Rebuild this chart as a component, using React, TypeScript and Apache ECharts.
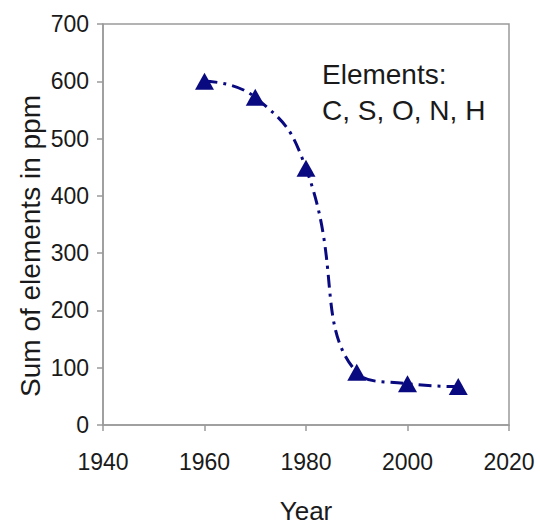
import React, { useEffect, useRef } from "react";
import * as echarts from "echarts";

const years = [1960, 1970, 1980, 1990, 2000, 2010];
const sums = [600, 572, 448, 92, 72, 67];
const xTicks = { min: 1940, max: 2020, interval: 20 };
const yTicks = { min: 0, max: 700, interval: 100 };
const noteLines = ["Elements:", "C, S, O, N, H"];
const xName = "Year";
const yName = "Sum of elements in ppm";

const FONT = "'Liberation Sans', Arial, sans-serif";
const AXIS = "#9a9a9a";
const NAVY = "#0a0a80";
const TEXT = "#1a1a1a";

export default function App() {
  const ref = useRef<HTMLDivElement>(null);
  useEffect(() => {
    document.body.style.margin = "0";
    if (!ref.current) return;
    const chart = echarts.init(ref.current, undefined, { renderer: "svg" });
    chart.setOption({
      animation: false,
      backgroundColor: "#ffffff",
      grid: {
        left: 103,
        top: 24,
        width: 406,
        height: 413,
        show: true,
        borderColor: AXIS,
        borderWidth: 1.5,
      },
      xAxis: {
        type: "value",
        min: xTicks.min,
        max: xTicks.max,
        interval: xTicks.interval,
        name: xName,
        nameLocation: "middle",
        nameGap: 73,
        nameTextStyle: { fontFamily: FONT, fontSize: 26, color: TEXT },
        axisLine: { show: true, lineStyle: { color: AXIS, width: 1.5 } },
        axisTick: { show: true, length: 6, lineStyle: { color: AXIS, width: 1.5 } },
        splitLine: { show: false },
        axisLabel: {
          fontFamily: FONT,
          fontSize: 23,
          color: TEXT,
          margin: 25,
          formatter: (v: number) => String(v),
        },
      },
      yAxis: {
        type: "value",
        min: yTicks.min,
        max: yTicks.max,
        interval: yTicks.interval,
        axisLine: { show: true, lineStyle: { color: AXIS, width: 1.5 } },
        axisTick: { show: true, length: 6, lineStyle: { color: AXIS, width: 1.5 } },
        splitLine: { show: false },
        axisLabel: {
          fontFamily: FONT,
          fontSize: 23,
          color: TEXT,
          margin: 14,
        },
      },
      series: [
        {
          type: "line",
          data: years.map((y, i) => [y, sums[i]]),
          smooth: 0.5,
          symbol: "triangle",
          symbolSize: [19, 17],
          itemStyle: { color: NAVY },
          lineStyle: { color: NAVY, width: 3, type: [13, 6, 3, 6] },
        },
      ],
      graphic: [
        ...noteLines.map((t, i) => ({
          type: "text",
          left: 322,
          top: 60 + i * 36,
          style: {
            text: t,
            fontFamily: FONT,
            fontSize: 28,
            fill: TEXT,
          },
        })),
        {
          type: "text",
          x: 30,
          y: 246,
          rotation: Math.PI / 2,
          style: {
            text: yName,
            fontFamily: FONT,
            fontSize: 28,
            fill: TEXT,
            align: "center",
            verticalAlign: "middle",
          },
        },
      ],
    });
    return () => chart.dispose();
  }, []);
  return <div ref={ref} style={{ width: 540, height: 529 }} />;
}
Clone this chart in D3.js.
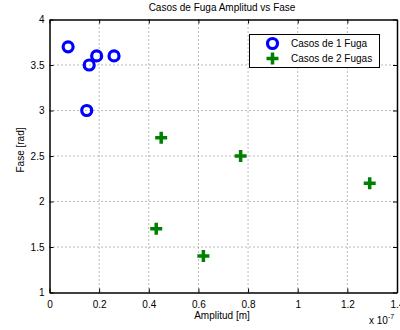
<!DOCTYPE html>
<html>
<head>
<meta charset="utf-8">
<script src="https://cdn.jsdelivr.net/npm/d3@7"></script>
<style>
  html, body { margin: 0; padding: 0; background: #fff; }
  svg { display: block; font-family: "Liberation Sans", Arial, sans-serif; }
  .grid line { stroke: #555; stroke-dasharray: 1,3; stroke-width: 0.8; }
</style>
</head>
<body>
<div id="chart"></div>
<script>
// values in units of 1e-7 m
const fuga1Amp = [0.075, 0.16, 0.19, 0.26, 0.15];
const fuga1Fase = [3.7, 3.5, 3.6, 3.6, 3.0];
const fuga2Amp = [0.45, 0.77, 1.29, 0.43, 0.62];
const fuga2Fase = [2.7, 2.5, 2.2, 1.7, 1.4];
const xTicks = [0, 0.2, 0.4, 0.6, 0.8, 1, 1.2, 1.4];
const yTicks = [1, 1.5, 2, 2.5, 3, 3.5, 4];
const legendLabels = ["Casos de 1 Fuga", "Casos de 2 Fugas"];

const width = 400, height = 330;
const margin = { left: 49.5, right: 3, top: 19.5, bottom: 37.5 };

const svg = d3.select("#chart").append("svg")
  .attr("width", width)
  .attr("height", height);

const x = d3.scaleLinear().domain([0, 1.4]).range([margin.left, width - margin.right]);
const y = d3.scaleLinear().domain([1, 4]).range([height - margin.bottom, margin.top]);

// grid
const grid = svg.append("g").attr("class", "grid");
grid.selectAll(".gx")
  .data(xTicks.slice(1, -1))
  .join("line")
  .attr("x1", d => x(d)).attr("x2", d => x(d))
  .attr("y1", y(1)).attr("y2", y(4));
grid.selectAll(".gy")
  .data(yTicks.slice(1, -1))
  .join("line")
  .attr("x1", x(0)).attr("x2", x(1.4))
  .attr("y1", d => y(d)).attr("y2", d => y(d));

// axes with inward ticks on all four sides
const fmt = d => d3.format("")(d);
const axB = svg.append("g").attr("transform", `translate(0,${y(1)})`)
  .call(d3.axisBottom(x).tickValues(xTicks).tickSizeInner(-4).tickSizeOuter(0).tickPadding(8).tickFormat(fmt));
const axT = svg.append("g").attr("transform", `translate(0,${y(4)})`)
  .call(d3.axisTop(x).tickValues(xTicks).tickSizeInner(-4).tickSizeOuter(0).tickFormat(""));
const axL = svg.append("g").attr("transform", `translate(${x(0)},0)`)
  .call(d3.axisLeft(y).tickValues(yTicks).tickSizeInner(-4).tickSizeOuter(0).tickPadding(5).tickFormat(fmt));
const axR = svg.append("g").attr("transform", `translate(${x(1.4)},0)`)
  .call(d3.axisRight(y).tickValues(yTicks).tickSizeInner(-4).tickSizeOuter(0).tickFormat(""));

[axB, axT, axL, axR].forEach(a => {
  a.select(".domain").attr("stroke", "#000").attr("stroke-width", 1.5);
  a.selectAll(".tick line").attr("stroke", "#000");
  a.selectAll("text").attr("fill", "#000").attr("font-size", 10)
    .attr("font-family", "Liberation Sans, Arial, sans-serif");
});
axL.selectAll("text").attr("dy", "0.32em");

// labels
svg.append("text")
  .attr("x", 222).attr("y", 11)
  .attr("text-anchor", "middle").attr("font-size", 10)
  .text("Casos de Fuga Amplitud vs Fase");
svg.append("text")
  .attr("x", 222).attr("y", 319)
  .attr("text-anchor", "middle").attr("font-size", 10)
  .text("Amplitud [m]");
svg.append("text")
  .attr("transform", "translate(24,150) rotate(-90)")
  .attr("text-anchor", "middle").attr("font-size", 10)
  .text("Fase [rad]");
const exp = svg.append("text").attr("x", 369).attr("y", 324).attr("font-size", 10);
exp.append("tspan").text("x 10");
exp.append("tspan").attr("dy", -5).attr("font-size", 7).text("-7");

// markers
const crossPath = s => {
  const a = s / 2;
  return `M${-a},0H${a}M0,${-a}V${a}`;
};

function drawCircle(g, cx, cy) {
  g.append("circle")
    .attr("cx", cx).attr("cy", cy).attr("r", 5)
    .attr("fill", "none").attr("stroke", "#0000ff").attr("stroke-width", 3.2);
}
function drawCross(g, cx, cy) {
  g.append("path")
    .attr("transform", `translate(${cx},${cy})`)
    .attr("d", crossPath(12))
    .attr("fill", "none").attr("stroke", "#008000").attr("stroke-width", 3.5);
}

const marks = svg.append("g");
fuga1Amp.forEach((a, i) => drawCircle(marks, x(a), y(fuga1Fase[i])));
fuga2Amp.forEach((a, i) => drawCross(marks, x(a), y(fuga2Fase[i])));

// legend
const lg = svg.append("g");
lg.append("rect")
  .attr("x", 249.5).attr("y", 34.5).attr("width", 130).attr("height", 33)
  .attr("fill", "#fff").attr("stroke", "#000").attr("stroke-width", 1);
drawCircle(lg, 272.5, 43.5);
drawCross(lg, 272.5, 58.5);
legendLabels.forEach((t, i) => {
  lg.append("text")
    .attr("x", 291).attr("y", 47 + i * 15)
    .attr("font-size", 10)
    .text(t);
});
</script>
</body>
</html>
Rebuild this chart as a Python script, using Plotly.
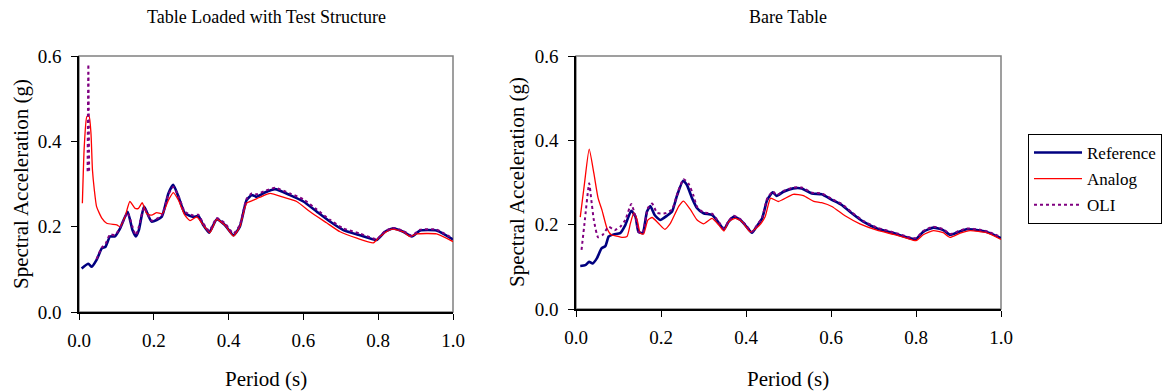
import plotly.graph_objects as go

# ---------------- data ----------------
ref_L_x = [0.007,0.025,0.034,0.047,0.061,0.071,0.083,0.096,0.110,0.130,0.143,0.152,0.160,0.174,0.194,0.221,0.239,0.252,0.266,0.283,0.306,0.319,0.332,0.348,0.368,0.390,0.413,0.430,0.448,0.462,0.475,0.497,0.524,0.564,0.600,0.636,0.671,0.707,0.751,0.796,0.818,0.840,0.867,0.890,0.912,0.956,1.0]
ref_L_y = [0.102,0.113,0.106,0.122,0.149,0.153,0.177,0.177,0.196,0.235,0.192,0.177,0.192,0.247,0.212,0.223,0.278,0.298,0.270,0.231,0.223,0.225,0.204,0.186,0.217,0.204,0.180,0.200,0.262,0.274,0.270,0.280,0.288,0.274,0.259,0.235,0.212,0.192,0.180,0.169,0.188,0.196,0.188,0.177,0.191,0.191,0.170]

ana_L_x = [0.009,0.014,0.021,0.027,0.032,0.036,0.041,0.047,0.061,0.074,0.101,0.110,0.123,0.136,0.150,0.159,0.169,0.181,0.194,0.208,0.223,0.239,0.252,0.266,0.283,0.297,0.315,0.332,0.350,0.368,0.390,0.413,0.430,0.448,0.466,0.484,0.511,0.546,0.582,0.618,0.662,0.698,0.743,0.787,0.805,0.836,0.867,0.885,0.903,0.956,1.0]
ana_L_y = [0.255,0.387,0.458,0.459,0.419,0.333,0.286,0.247,0.220,0.208,0.204,0.200,0.223,0.259,0.243,0.243,0.256,0.231,0.227,0.233,0.230,0.262,0.280,0.262,0.227,0.214,0.223,0.204,0.186,0.217,0.204,0.178,0.200,0.255,0.262,0.269,0.278,0.269,0.259,0.235,0.209,0.188,0.173,0.162,0.177,0.194,0.188,0.177,0.183,0.183,0.165]

oli_L_x = [0.023,0.025,0.027,0.035,0.047,0.061,0.071,0.083,0.096,0.110,0.130,0.143,0.152,0.160,0.174,0.194,0.221,0.239,0.252,0.266,0.283,0.306,0.319,0.332,0.348,0.368,0.390,0.413,0.430,0.448,0.462,0.475,0.497,0.524,0.564,0.600,0.636,0.671,0.707,0.751,0.796,0.818,0.840,0.867,0.890,0.912,0.956,1.0]
oli_L_y = [0.33,0.58,0.33,None,0.124,0.151,0.160,0.182,0.180,0.198,0.232,0.200,0.180,0.200,0.245,0.214,0.226,0.275,0.293,0.272,0.235,0.226,0.228,0.208,0.190,0.220,0.208,0.184,0.204,0.265,0.278,0.276,0.284,0.291,0.278,0.264,0.240,0.216,0.196,0.184,0.171,0.189,0.197,0.190,0.179,0.193,0.193,0.172]

ref_R_x = [0.010,0.022,0.031,0.039,0.049,0.060,0.069,0.077,0.089,0.104,0.116,0.130,0.140,0.147,0.157,0.167,0.175,0.185,0.198,0.214,0.226,0.238,0.252,0.261,0.273,0.285,0.300,0.320,0.334,0.348,0.359,0.371,0.387,0.398,0.414,0.426,0.438,0.450,0.463,0.472,0.488,0.511,0.531,0.555,0.578,0.602,0.625,0.649,0.676,0.708,0.747,0.778,0.800,0.817,0.841,0.864,0.880,0.896,0.919,0.951,0.974,1.0]
ref_R_y = [0.102,0.104,0.112,0.108,0.120,0.144,0.149,0.172,0.177,0.180,0.199,0.233,0.219,0.183,0.180,0.231,0.244,0.223,0.211,0.221,0.231,0.270,0.304,0.294,0.263,0.239,0.227,0.223,0.207,0.189,0.207,0.219,0.211,0.199,0.181,0.197,0.215,0.259,0.277,0.268,0.278,0.286,0.286,0.274,0.272,0.259,0.247,0.227,0.207,0.191,0.180,0.170,0.166,0.183,0.193,0.187,0.176,0.181,0.189,0.186,0.180,0.168]

ana_R_x = [0.010,0.020,0.031,0.042,0.052,0.061,0.073,0.083,0.096,0.108,0.120,0.128,0.136,0.144,0.151,0.159,0.169,0.179,0.195,0.209,0.222,0.242,0.253,0.269,0.285,0.300,0.320,0.336,0.348,0.359,0.375,0.391,0.410,0.430,0.445,0.458,0.476,0.511,0.535,0.558,0.578,0.602,0.633,0.668,0.708,0.747,0.778,0.800,0.817,0.841,0.864,0.880,0.904,0.927,0.966,1.0]
ana_R_y = [0.218,0.298,0.379,0.322,0.263,0.235,0.191,0.176,0.173,0.170,0.172,0.203,0.228,0.211,0.180,0.178,0.211,0.217,0.202,0.189,0.203,0.244,0.256,0.236,0.211,0.202,0.215,0.199,0.185,0.207,0.215,0.207,0.183,0.197,0.219,0.263,0.255,0.272,0.269,0.256,0.252,0.243,0.221,0.202,0.187,0.177,0.168,0.162,0.176,0.186,0.181,0.170,0.180,0.186,0.181,0.165]

oli_R_x = [0.013,0.020,0.031,0.036,0.042,0.052,0.063,0.077,0.091,0.104,0.116,0.130,0.140,0.147,0.157,0.169,0.179,0.191,0.210,0.226,0.240,0.253,0.265,0.276,0.285,0.300,0.320,0.334,0.348,0.359,0.371,0.387,0.398,0.414,0.426,0.438,0.450,0.463,0.472,0.488,0.511,0.531,0.555,0.578,0.602,0.625,0.649,0.676,0.708,0.747,0.778,0.800,0.817,0.841,0.864,0.880,0.896,0.919,0.951,0.974,1.0]
oli_R_y = [0.140,0.203,0.298,0.259,0.211,0.170,0.176,0.195,0.187,0.195,0.211,0.249,0.219,0.183,0.181,0.239,0.250,0.228,0.227,0.236,0.278,0.308,0.297,0.270,0.242,0.229,0.226,0.209,0.191,0.209,0.221,0.213,0.201,0.183,0.199,0.217,0.262,0.279,0.270,0.280,0.288,0.288,0.276,0.274,0.261,0.249,0.229,0.209,0.193,0.182,0.172,0.168,0.185,0.195,0.189,0.178,0.183,0.191,0.188,0.182,0.170]

titles = ["Table Loaded with Test Structure", "Bare Table"]
series_names = ["Reference", "Analog", "OLI"]
x_ticks = [0.0, 0.2, 0.4, 0.6, 0.8, 1.0]
y_ticks = [0.0, 0.2, 0.4, 0.6]

# ---------------- styling ----------------
FONT = "Liberation Serif"
OFF = 8                      # page body margin of the browser
W, H = 1170 - OFF, 392 - OFF
NAVY, RED, PURPLE = "#000080", "#FF0000", "#800080"

def px_x(p): return (p - OFF) / W
def px_y(p): return 1 - (p - OFF) / H

fig = go.Figure()

styles = {
    "Reference": dict(color=NAVY, width=2.6, dash="solid"),
    "Analog": dict(color=RED, width=1.3, dash="solid"),
    "OLI": dict(color=PURPLE, width=2, dash="dot"),
}
panels = [
    ("x", "y", ref_L_x, ref_L_y, ana_L_x, ana_L_y, oli_L_x, oli_L_y, True),
    ("x2", "y2", ref_R_x, ref_R_y, ana_R_x, ana_R_y, oli_R_x, oli_R_y, False),
]
for xa, ya, rx, ry, ax, ay, ox, oy, show in panels:
    for name, xs, ys in [(series_names[0], rx, ry), (series_names[1], ax, ay), (series_names[2], ox, oy)]:
        fig.add_trace(go.Scatter(
            x=xs, y=ys, name=name, mode="lines", xaxis=xa, yaxis=ya,
            line=dict(shape="spline", smoothing=0.5, **styles[name]),
            connectgaps=False, legendgroup=name, showlegend=show,
        ))

axis_common = dict(
    showgrid=False, zeroline=False, showline=True, linecolor="black", linewidth=1.5,
    ticks="outside", ticklen=6, tickwidth=1.2, tickcolor="black",
    tickfont=dict(family=FONT, size=19, color="black"), tickformat=".1f",
    fixedrange=True, automargin=False,
)

fig.update_layout(
    width=W, height=H, margin=dict(l=0, r=0, t=0, b=0, pad=0),
    paper_bgcolor="white", plot_bgcolor="white",
    font=dict(family=FONT, size=18, color="black"),
    xaxis=dict(domain=[px_x(79), px_x(453)], range=[0, 1], tickvals=x_ticks, anchor="y", ticklabelstandoff=4, **axis_common),
    yaxis=dict(domain=[px_y(312), px_y(56)], range=[0, 0.6], tickvals=y_ticks, anchor="x", ticklabelstandoff=6, **axis_common),
    xaxis2=dict(domain=[px_x(576), px_x(1001)], range=[0, 1], tickvals=x_ticks, anchor="y2", ticklabelstandoff=4, **axis_common),
    yaxis2=dict(domain=[px_y(309), px_y(56)], range=[0, 0.6], tickvals=y_ticks, anchor="x2", ticklabelstandoff=6, **axis_common),
    legend=dict(
        x=px_x(1028), y=px_y(134), xanchor="left", yanchor="top",
        bordercolor="black", borderwidth=1, bgcolor="white",
        font=dict(family=FONT, size=17, color="black"),
        traceorder="grouped", tracegroupgap=1, itemwidth=48,
    ),
    showlegend=True,
)

# gray frame (top/right borders)
for xa, ya in [("x", "y"), ("x2", "y2")]:
    fig.add_shape(type="rect", xref=f"{xa} domain", yref=f"{ya} domain",
                  x0=0, x1=1, y0=0, y1=1, line=dict(color="#808080", width=1.5), layer="below")

# titles and axis titles as annotations
annots = [
    (titles[0], px_x(266), px_y(17), 0, 18),
    (titles[1], px_x(788), px_y(17), 0, 18),
    ("Period (s)", px_x(266), px_y(379), 0, 21),
    ("Period (s)", px_x(788), px_y(379), 0, 21),
    ("Spectral Acceleration (g)", px_x(21), px_y(184), -90, 21),
    ("Spectral Acceleration (g)", px_x(517), px_y(182), -90, 21),
]
for text, x, y, ang, fs in annots:
    fig.add_annotation(text=text, x=x, y=y, xref="paper", yref="paper",
                       xanchor="center", yanchor="middle", showarrow=False,
                       textangle=ang, font=dict(family=FONT, size=fs, color="black"))

fig.write_html("out.html")
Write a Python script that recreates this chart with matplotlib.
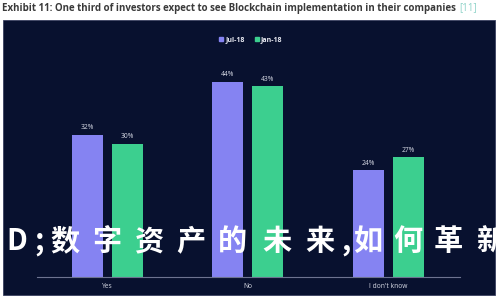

→ Task to carry out: Repeat the lines from where the entries begin to the line with "of elements in", both included. Any picture is left out.

→ Answer for the task:
Rebuild this chart as a component, using React, TypeScript and Apache ECharts.
import React, { useEffect, useRef } from "react";
import * as echarts from "echarts";

const years = [1960, 1970, 1980, 1990, 2000, 2010];
const sums = [600, 572, 448, 92, 72, 67];
const xTicks = { min: 1940, max: 2020, interval: 20 };
const yTicks = { min: 0, max: 700, interval: 100 };
const noteLines = ["Elements:", "C, S, O, N, H"];
const xName = "Year";
const yName = "Sum of elements in ppm";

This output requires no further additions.